Similar decisions in UP, Karnataka and Haryana have been criticised for being arbitrary and crushing dissent.

Madhya Pradesh home minister Narottam Mishra. Credit: PTI
New Delhi: After the Bharatiya Janata Party governments in Uttar Pradesh, Karnataka and Haryana decided to recover ‘damages’ from alleged ‘rioters’ and protestors, the Madhya Pradesh government too is walking down the same path, the Indian Express reported.
A new Bill, titled Madhya Pradesh Public and Private Property Damage Resolution and Recovery Bill, 2021, will allow the government to “recover upto twice the cost of damages caused to public and private property by an individual or a group during communal riots, protests and rallies”, the newspaper reported.

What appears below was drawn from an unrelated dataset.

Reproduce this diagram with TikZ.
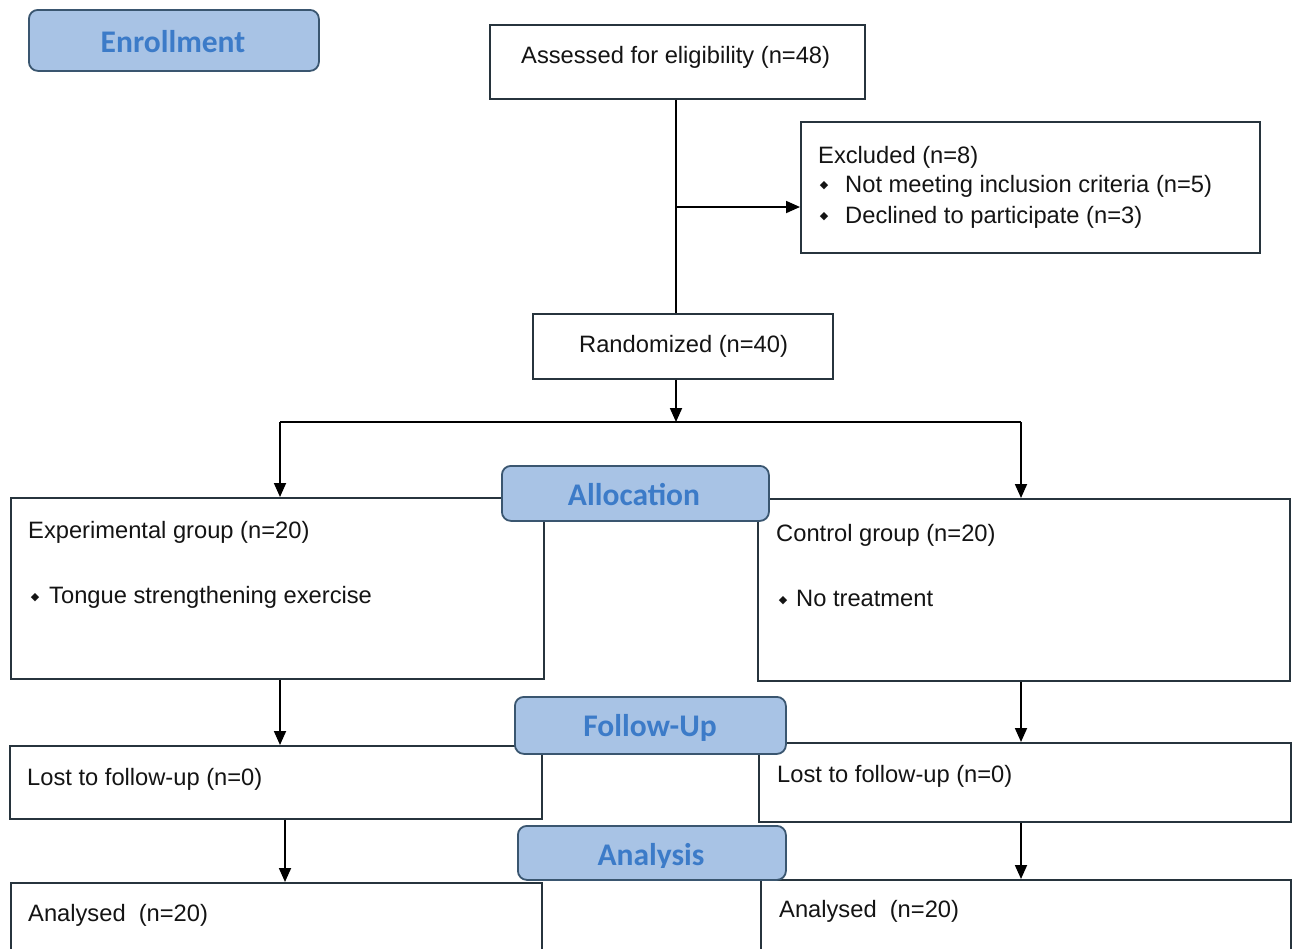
\documentclass[tikz,border=0pt]{standalone}
\usepackage{fontspec}
\setmainfont{Liberation Sans}
\newfontfamily\carlitofam{Carlito}
\newfontfamily\dejavufam{DejaVu Sans}
\usetikzlibrary{arrows.meta}
\definecolor{boxline}{HTML}{27343D}
\definecolor{headfill}{HTML}{A8C3E5}
\definecolor{headline}{HTML}{3A5670}
\definecolor{headtext}{HTML}{3C7BC8}
\definecolor{txtcol}{HTML}{141414}
\newcommand\mytxtfont{\fontsize{23.7}{28}\selectfont}
\newcommand\myheadfont{\carlitofam\bfseries\fontsize{31.5}{36}\selectfont}
\newcommand\mybulfont{\dejavufam\fontsize{11}{11}\selectfont}
\tikzset{
 box/.style={draw=boxline, line width=1.6pt, fill=white, inner sep=0pt, anchor=north west, rectangle},
 head/.style={draw=headline, line width=1.8pt, fill=headfill, rounded corners=9pt, inner sep=0pt, anchor=north west, rectangle},
 txt/.style={anchor=base west, inner sep=0pt, font=\mytxtfont, text=txtcol},
 htxt/.style={anchor=base, inner sep=0pt, font=\myheadfont, text=headtext},
 bul/.style={anchor=center, inner sep=0pt, font=\mybulfont, text=txtcol},
 arr/.style={line width=1.8pt, draw=black, -{Triangle[length=14pt,width=12pt]}},
 ln/.style={line width=1.8pt, draw=black},
}
\begin{document}
\begin{tikzpicture}[x=1pt,y=-1pt]
\clip (0,0) rectangle (1292,948);
\fill[white] (0,0) rectangle (1292,948);
% content boxes
\node[box, minimum width=375pt, minimum height=74pt] (assess) at (489,24) {};
\node[box, minimum width=459pt, minimum height=131pt] (excl) at (800,121) {};
\node[box, minimum width=300pt, minimum height=65pt] (rand) at (532,313) {};
\node[box, minimum width=533pt, minimum height=181pt] (exp) at (10,497) {};
\node[box, minimum width=532pt, minimum height=182pt] (ctrl) at (757,498) {};
\node[box, minimum width=532pt, minimum height=73pt] (lostL) at (9,745) {};
\node[box, minimum width=532pt, minimum height=79pt] (lostR) at (758,742) {};
\node[box, minimum width=531pt, minimum height=90pt] (anaL) at (10,882) {};
\node[box, minimum width=530pt, minimum height=90pt] (anaR) at (760,879) {};
% texts
\node[txt] (tassess) at (521,63) {Assessed for eligibility (n=48)};
\node[txt] (texcl) at (818,163) {Excluded (n=8)};
\node[bul] (b1) at (824,186) {◆};
\node[txt] (texcla) at (845,192) {Not meeting inclusion criteria (n=5)};
\node[bul] (b2) at (824,217) {◆};
\node[txt] (texclb) at (845,223) {Declined to participate (n=3)};
\node[txt] (trand) at (579,352) {Randomized (n=40)};
\node[txt] (texp) at (28,538) {Experimental group (n=20)};
\node[bul] (b3) at (35,598) {◆};
\node[txt] (texpb) at (49,603) {Tongue strengthening exercise};
\node[txt] (tctrl) at (776,541) {Control group (n=20)};
\node[bul] (b4) at (783,601) {◆};
\node[txt] (tctrlb) at (796,606) {No treatment};
\node[txt] (tlostL) at (27,785) {Lost to follow-up (n=0)};
\node[txt] (tlostR) at (777,782) {Lost to follow-up (n=0)};
\node[txt] (tanaL) at (28,921) {Analysed\ \ (n=20)};
\node[txt] (tanaR) at (779,917) {Analysed\ \ (n=20)};
% connectors
\coordinate (j1) at (676,207);
\coordinate (split) at (676,422);
\coordinate (eL) at (280,422);
\coordinate (eR) at (1021,422);
\coordinate (aL) at (285,818);
\draw[ln] (j1 |- assess.south) -- (j1 |- rand.north);
\draw[arr] (j1) -- (j1 -| excl.west);
\draw[arr] (split |- rand.south) -- (split);
\draw[ln] (eL) -- (eR);
\draw[arr] (eL) -- (eL |- exp.north);
\draw[arr] (eR) -- (eR |- ctrl.north);
\draw[arr] (eL |- exp.south) -- (eL |- lostL.north);
\draw[arr] (eR |- ctrl.south) -- (eR |- lostR.north);
\draw[arr] (aL |- lostL.south) -- (aL |- anaL.north);
\draw[arr] (eR |- lostR.south) -- (eR |- anaR.north);
% headings
\node[head, minimum width=290pt, minimum height=61pt] (enroll) at (28,9) {};
\node[htxt] (tenroll) at (173,52) {Enrollment};
\node[head, minimum width=267pt, minimum height=55pt] (alloc) at (501,465) {};
\node[htxt] (talloc) at (634,505) {Allocation};
\node[head, minimum width=271pt, minimum height=57pt] (follow) at (514,696) {};
\node[htxt] (tfollow) at (650,736) {Follow-Up};
\node[head, minimum width=268pt, minimum height=54pt] (analysis) at (517,825) {};
\begin{scope}
\clip (517,825) rectangle (785,867.5);
\node[htxt] (tanalysis) at (651,865) {Analysis};
\end{scope}
\end{tikzpicture}
\end{document}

It is likely to come up for discussion during the winter session of the Madhya Pradesh assembly.
The Bill, according to the Indian Express, plans for claims tribunals across the state, which will have powers of civil courts under the Code of Civil Procedure 1908. The tribunals can impose costs on individuals or groups up to twice the cost of damages, and also levy an interest if recovery is not complete within 15 days.
“The cases in the tribunal will be resolved within three months and its order can only be challenged in the high court. Those indulging in riots and stone-pelting, causing damage to public and private property, will not be spared,” state home minister Narottam Mishra said.
As The Wire has reported, BJP-ruled states have been passing laws of this kind over the last few years, which have criticised as one more way for the government to punish those who dissent. UP had first passed an ordinance and then enacted a law to seek the damages, and Karnataka invoked a 2009 Supreme Court order that permits a high court to constitute machinery to investigate losses and award compensation in riots. The Haryana government took the UP route, and introduced the Haryana Recovery of Damages to Property during Disturbance to Public Order Bill, 2021 on March 16.
The Allahabad high court had termed UP’s recovery of damages ordinance arbitrary. Hearing a public interest litigation against the new law, the court stated that the “ordinance is arbitrary in its very nature”. The court also held that the “intention of the ordinance is only to frustrate and overrule the law laid down by” a bench of the high court which had earlier asked the state to remove hoardings erected by it displaying the personal information of those accused of violence during the anti-Citizenship Amendment Act protests.
This criticism from the court, however, has not stopped other BJP-ruled states from going down the same path, as the proposed Bill in Madhya Pradesh proves.
Legal luminaries believe that such laws are usually an excuse to divert attention from police excesses. Writing for The Wire, senior advocate of the Supreme Court Rajeev Dhavan had in December 2019, also stated that “the state of UP has certainly not obeyed the diktat of the constitution not to impose unreasonable restrictions on the right `to assemble peacefully without arms’ even in the interests of public order or the sovereignty and integrity of India. Having violated this most fundamental of constitutional duties, UP now wants to clamp down further on the repressed and exonerate the repressors.”